Collected material:
+-------+

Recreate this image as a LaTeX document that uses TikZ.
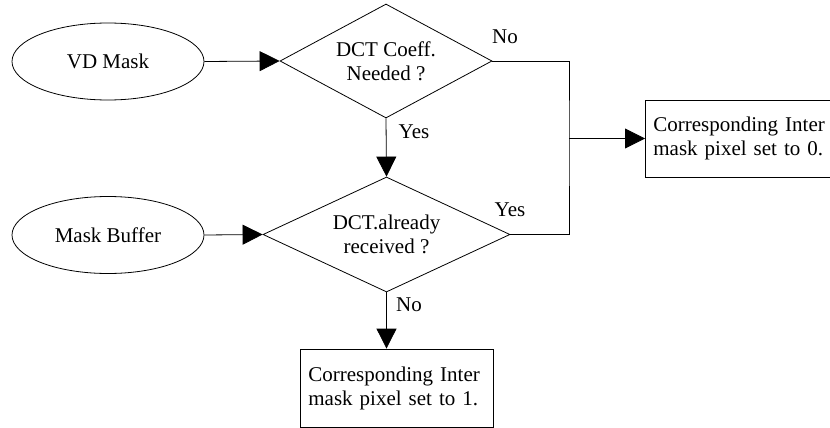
\documentclass[tikz,border=0pt]{standalone}
\usepackage{fontspec}
\setmainfont{Liberation Serif}
\usetikzlibrary{shapes.geometric,arrows.meta}
\begin{document}
\begin{tikzpicture}[x=1pt,y=-1pt,
  every node/.style={font=\fontsize{21}{24}\selectfont, inner sep=0pt},
  source/.style={ellipse, draw, line width=0.8pt, minimum width=192pt, minimum height=77pt},
  decision/.style={diamond, draw, line width=0.8pt, align=center},
  outbox/.style={rectangle, draw, line width=0.8pt, align=left, inner xsep=8pt, anchor=west},
  flow/.style={line width=0.8pt, -{Triangle[length=20pt,width=20pt]}},
  wire/.style={line width=0.8pt},
  tag/.style={anchor=center}]
  \useasboundingbox (0,0) rectangle (830,428);

  % inputs
  \node[source] (vd) at (108,61.5) {VD Mask};
  \node[source] (mb) at (108,235) {Mask Buffer};

  % decisions
  \node[decision, aspect=1.86, minimum width=212pt, minimum height=114pt] (d1) at (386,61) {DCT Coeff.\\Needed ?};
  \node[decision, aspect=2.15, minimum width=247pt, minimum height=115pt] (d2) at (386.5,234.5) {DCT.already\\received ?};

  % results (the right-hand box runs past the right edge)
  \node[outbox, minimum width=240pt, minimum height=77pt, text width=224pt] (b0) at (645,138.5) {Corresponding Inter\\mask pixel set to 0.};
  \node[outbox, minimum width=193pt, minimum height=78pt, text width=177pt] (b1) at (300,388) {Corresponding Inter\\mask pixel set to 1.};

  % junction on the right-hand bus
  \coordinate (j) at (569,138.5);

  % connectors
  \draw[flow] (vd.east) -- (d1.west);
  \draw[flow] (mb.east) -- (d2.west);
  \draw[flow] (d1.south) -- (d2.north);
  \draw[flow] (d2.south) -- (d2.south |- b1.north);
  \draw[wire] (d1.east) -| (j) |- (d2.east);
  \draw[flow] (j) -- (b0.west);

  % branch labels
  \node[tag] (lno1) at (505,37) {No};
  \node[tag] (lyes1) at (414,132) {Yes};
  \node[tag] (lyes2) at (510,210) {Yes};
  \node[tag] (lno2) at (409,305) {No};
\end{tikzpicture}
\end{document}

+-------+

Send back the data above word for word, with the pictures left out.

Recreate this image as a LaTeX document that uses TikZ.
\documentclass[tikz,border=0pt]{standalone}
\usepackage{fontspec}
\setmainfont{Liberation Serif}
\usetikzlibrary{shapes.geometric,arrows.meta}
\begin{document}
\begin{tikzpicture}[x=1pt,y=-1pt,
  every node/.style={font=\fontsize{21}{24}\selectfont, inner sep=0pt},
  source/.style={ellipse, draw, line width=0.8pt, minimum width=192pt, minimum height=77pt},
  decision/.style={diamond, draw, line width=0.8pt, align=center},
  outbox/.style={rectangle, draw, line width=0.8pt, align=left, inner xsep=8pt, anchor=west},
  flow/.style={line width=0.8pt, -{Triangle[length=20pt,width=20pt]}},
  wire/.style={line width=0.8pt},
  tag/.style={anchor=center}]
  \useasboundingbox (0,0) rectangle (830,428);

  % inputs
  \node[source] (vd) at (108,61.5) {VD Mask};
  \node[source] (mb) at (108,235) {Mask Buffer};

  % decisions
  \node[decision, aspect=1.86, minimum width=212pt, minimum height=114pt] (d1) at (386,61) {DCT Coeff.\\Needed ?};
  \node[decision, aspect=2.15, minimum width=247pt, minimum height=115pt] (d2) at (386.5,234.5) {DCT.already\\received ?};

  % results (the right-hand box runs past the right edge)
  \node[outbox, minimum width=240pt, minimum height=77pt, text width=224pt] (b0) at (645,138.5) {Corresponding Inter\\mask pixel set to 0.};
  \node[outbox, minimum width=193pt, minimum height=78pt, text width=177pt] (b1) at (300,388) {Corresponding Inter\\mask pixel set to 1.};

  % junction on the right-hand bus
  \coordinate (j) at (569,138.5);

  % connectors
  \draw[flow] (vd.east) -- (d1.west);
  \draw[flow] (mb.east) -- (d2.west);
  \draw[flow] (d1.south) -- (d2.north);
  \draw[flow] (d2.south) -- (d2.south |- b1.north);
  \draw[wire] (d1.east) -| (j) |- (d2.east);
  \draw[flow] (j) -- (b0.west);

  % branch labels
  \node[tag] (lno1) at (505,37) {No};
  \node[tag] (lyes1) at (414,132) {Yes};
  \node[tag] (lyes2) at (510,210) {Yes};
  \node[tag] (lno2) at (409,305) {No};
\end{tikzpicture}
\end{document}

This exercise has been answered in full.